In an earlier ruling, a federal judge in San Francisco declined to give a macaque monkey the right to his famous selfie in Indonesia in 2011.
PETA had filed a lawsuit last September asking a US federal court in San Francisco to declare Naruto - a then six-year-old male, free-living crested macaque - the author and owner of the internationally famous monkey selfie photographs that he took himself a few years ago.
The organisation filed the lawsuit against photographer David J. Slater and his company, Wildlife Personalities Ltd. - both of which claim copyright ownership of the photos that Naruto indisputably took.
Naruto is known to field researchers in Sulawesi who have observed and studied him for years as they work in the region.

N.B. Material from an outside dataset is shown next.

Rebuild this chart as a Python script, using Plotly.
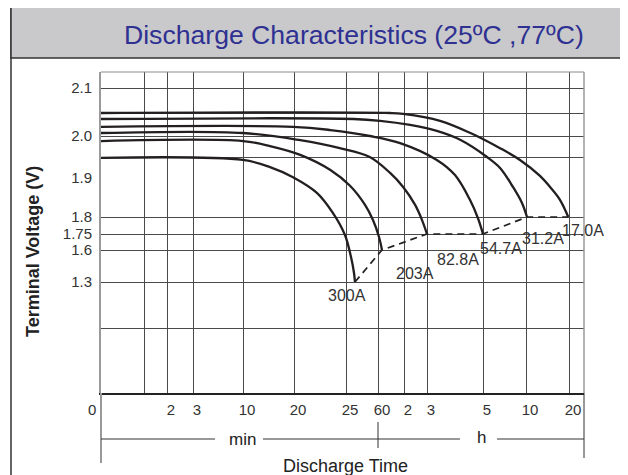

In 2011 in Indonesia, Slater left an unattended camera on a tripod.
That was tempting for Naruto, a curious male crested black macaque, who took the camera and began taking photographs -- some of the forest floor, some of other macaques and several of himself one of which resulted in the now-famous "monkey selfie".
In an earlier statement, PETA said: "The US Copyright Act grants copyright ownership of a 'selfie' to the 'author' of the photograph, and there's nothing in the law limiting such ownership on the basis of species."
"Naruto has been accustomed to cameras throughout his life, saw himself in the reflection of the lens, made the connection between pressing the shutter and the change in his reflection, and posed for the pictures he took," PETA said in a statement.